TOKYO - Japan on Friday said nuclear power would remain an important source of energy as the government approved a new Basic Energy Plan, the first policy of its kind since the 2011 Fukushima disaster.
The government of conservative Prime Minister Shinzo Abe said atomic generation would resume once regulators were sure of the safety of each reactor, all of which were switched off after the tsunami-sparked catastrophe at the Fukushima plant.
The move comes despite widespread public unease over a technology once almost unquestioningly accepted as necessary in resource-poor Japan. Polls suggest more than half of the population is against restarting the reactors.
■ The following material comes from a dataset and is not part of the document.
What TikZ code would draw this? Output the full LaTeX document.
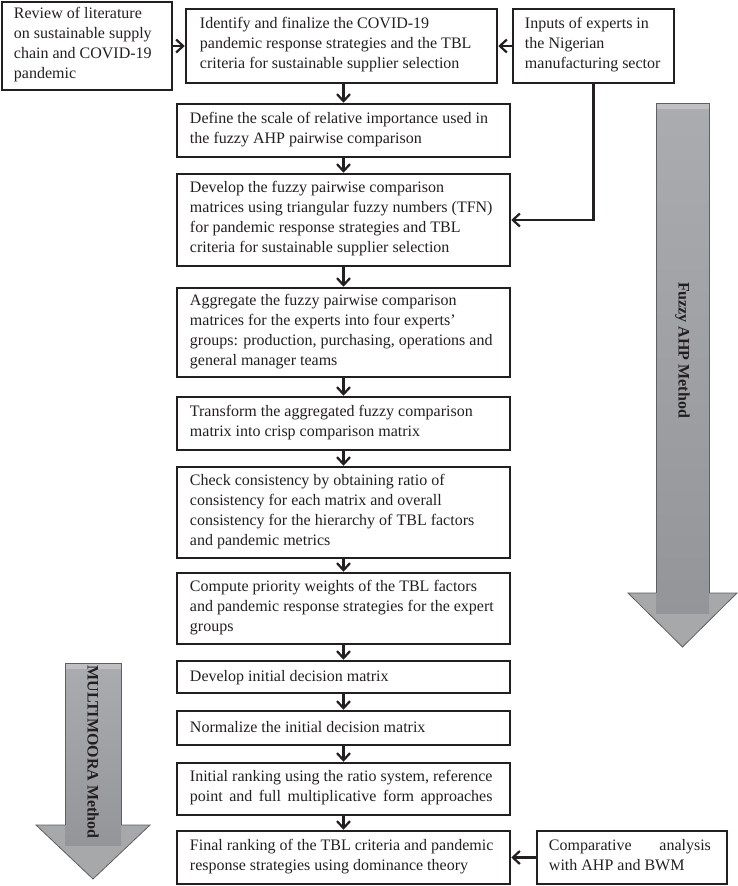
\documentclass[tikz,border=0pt]{standalone}
\usepackage{fontspec}
\setmainfont{Liberation Serif}
\usetikzlibrary{arrows.meta}
\definecolor{ink}{HTML}{231F20}
\definecolor{shaftTop}{HTML}{ABACAF}
\definecolor{shaftBot}{HTML}{949598}
\definecolor{headFill}{HTML}{A7A8AA}
\definecolor{edgeGray}{HTML}{5E5F61}
\newcommand\MyStretch[2]{\setbox0\hbox{#1}\makebox[\wd0][s]{#2}}
\begin{document}
\begin{tikzpicture}[x=1pt,y=-1pt,
  boxframe/.style={draw=ink, line width=2.5pt, inner sep=0pt},
  boxlabel/.style={text=ink, align=left, anchor=west, inner sep=0pt,
    font=\fontsize{16}{20}\selectfont,
    execute at begin node=\strut, execute at end node=\strut},
  link/.style={draw=ink, line width=2.2pt, -{Straight Barb[length=7pt,width=13pt]}},
  methodlabel/.style={font=\bfseries\fontsize{16}{20}\selectfont, text=ink, rotate=-90},
  shaftline/.style={draw=edgeGray, line width=0.8pt}]
\useasboundingbox (0,0) rectangle (738,886);

% ---- gray method arrows ----
\filldraw[fill=headFill, shaftline] (628,593) -- (737,593) -- (682.5,647) -- cycle;
\shade[top color=shaftTop, bottom color=shaftBot] (656,103) rectangle (709,613);
\fill[white, opacity=0.25] (656,103) rectangle (709,109);
\draw[shaftline] (656,593) -- (656,103) -- (709,103) -- (709,593);
\node[methodlabel] (fuzzylbl) at (682.5,350) {Fuzzy AHP Method};

\filldraw[fill=headFill, shaftline] (36,825) -- (150,825) -- (93,879) -- cycle;
\shade[top color=shaftTop, bottom color=shaftBot] (65,663) rectangle (121,845);
\fill[white, opacity=0.25] (65,663) rectangle (121,669);
\draw[shaftline] (65,825) -- (65,663) -- (121,663) -- (121,825);
\node[methodlabel] (multilbl) at (93,752) {MULTIMOORA Method};

% ---- box frames ----
\node[boxframe, minimum width=170pt, minimum height=88pt] (rev) at (87,46) {};
\node[boxframe, minimum width=311pt, minimum height=74pt] (b1) at (341.5,46) {};
\node[boxframe, minimum width=161pt, minimum height=74pt] (inp) at (593.5,46) {};
\node[boxframe, minimum width=333pt, minimum height=53pt] (b2) at (343.5,130.5) {};
\node[boxframe, minimum width=333pt, minimum height=92pt] (b3) at (343.5,220) {};
\node[boxframe, minimum width=333pt, minimum height=89pt] (b4) at (343.5,332.5) {};
\node[boxframe, minimum width=333pt, minimum height=53pt] (b5) at (343.5,423.5) {};
\node[boxframe, minimum width=333pt, minimum height=91pt] (b6) at (343.5,512.5) {};
\node[boxframe, minimum width=333pt, minimum height=71pt] (b7) at (343.5,608.5) {};
\node[boxframe, minimum width=333pt, minimum height=32pt] (b8) at (343.5,677) {};
\node[boxframe, minimum width=333pt, minimum height=34pt] (b9) at (343.5,728) {};
\node[boxframe, minimum width=333pt, minimum height=52pt] (b10) at (343.5,789) {};
\node[boxframe, minimum width=333pt, minimum height=53pt] (b11) at (343.5,857.5) {};
\node[boxframe, minimum width=190pt, minimum height=53pt] (cmp) at (632,857.5) {};

% ---- box texts ----
\node[boxlabel] (revt) at ([xshift=13pt]rev.west)
  {Review of literature\\on sustainable supply\\chain and COVID-19\\pandemic};
\node[boxlabel] (b1t) at ([xshift=15pt]b1.west)
  {Identify and finalize the COVID-19\\pandemic response strategies and the TBL\\criteria for sustainable supplier selection};
\node[boxlabel] (inpt) at ([xshift=13pt]inp.west)
  {Inputs of experts in\\the Nigerian\\manufacturing sector};
\node[boxlabel] (b2t) at ([xshift=14pt]b2.west)
  {Define the scale of relative importance used in\\the fuzzy AHP pairwise comparison};
\node[boxlabel] (b3t) at ([xshift=14pt]b3.west)
  {Develop the fuzzy pairwise comparison\\matrices using triangular fuzzy numbers (TFN)\\for pandemic response strategies and TBL\\criteria for sustainable supplier selection};
\node[boxlabel] (b4t) at ([xshift=14pt]b4.west)
  {Aggregate the fuzzy pairwise comparison\\matrices for the experts into four experts’\\groups: production, purchasing, operations and\\general manager teams};
\node[boxlabel] (b5t) at ([xshift=14pt]b5.west)
  {Transform the aggregated fuzzy comparison\\matrix into crisp comparison matrix};
\node[boxlabel] (b6t) at ([xshift=14pt]b6.west)
  {Check consistency by obtaining ratio of\\consistency for each matrix and overall\\consistency for the hierarchy of TBL factors\\and pandemic metrics};
\node[boxlabel] (b7t) at ([xshift=14pt]b7.west)
  {Compute priority weights of the TBL factors\\and pandemic response strategies for the expert\\groups};
\node[boxlabel] (b8t) at ([xshift=14pt]b8.west)
  {Develop initial decision matrix};
\node[boxlabel] (b9t) at ([xshift=14pt]b9.west)
  {Normalize the initial decision matrix};
\node[boxlabel] (b10t) at ([xshift=14pt]b10.west)
  {Initial ranking using the ratio system, reference\\\MyStretch{Initial ranking using the ratio system, reference}{point and full multiplicative form approaches}};
\node[boxlabel] (b11t) at ([xshift=14pt]b11.west)
  {Final ranking of the TBL criteria and pandemic\\response strategies using dominance theory};
\node[boxlabel] (cmpt) at ([xshift=13pt]cmp.west)
  {\makebox[162pt][s]{Comparative analysis}\\with AHP and BWM};

% ---- connectors ----
\draw[link] (rev.east) -- (b1.west);
\draw[link] (inp.west) -- (b1.east);
\draw[link] (inp.south) |- (b3.east);
\draw[link] (b1.south -| b2.north) -- (b2.north);
\draw[link] (b2) -- (b3);
\draw[link] (b3) -- (b4);
\draw[link] (b4) -- (b5);
\draw[link] (b5) -- (b6);
\draw[link] (b6) -- (b7);
\draw[link] (b7) -- (b8);
\draw[link] (b8) -- (b9);
\draw[link] (b9) -- (b10);
\draw[link] (b10) -- (b11);
\draw[link] (cmp.west) -- (b11.east);
\end{tikzpicture}
\end{document}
The last Basic Energy Plan, approved in June 2010, was more focused on cutting CO2 emissions, saying Japan would aim to increase the use of nuclear and renewable energy to more than 50 per cent by 2020 and about 70 per cent over the following decade.
The new plan says the country will "reduce" the use of nuclear power to a level "as low as possible" by increasing the percentage of renewable energy, but it did not give any numerical targets or dates.
"The government is starting over, withdrawing the energy strategy drawn up before the disaster. This is where we started," said Chief Cabinet Secretary Yoshihide Suga.
When the huge tsunami of March 2011 smashed into Japan, it swamped cooling systems at the Fukushima Dai Ichi nuclear plant, sending reactors into meltdown and spewing radiation over a large area, forcing the evacuation of hundreds of thousands of people.
More than 18,000 people were killed in the tsunami-quake disaster. Three years on, around 140,000 are still unable to return to their homes around the Fukushima plant.
The nuclear facility remains crippled, with a clean-up operation there expected to last decades.
Environmentalists on Friday lashed out at the new energy plan, which they said was "a product of compromise" intended to give succour to the nuclear industry.
"Japan's new Basic Energy Plan which the Cabinet agreed on today is a product of compromise between the government and politicians, and it is as close as 'basic business support plan' for the utilities and nuclear industry," said Hisayo Takada, Greenpeace Japan's climate and energy campaigner.
"We all know that a nuclear power plant accident can be a fateful crisis for the country," she said. "It is totally unacceptable to keep using such a... dangerous electricity generation method for another 20 years."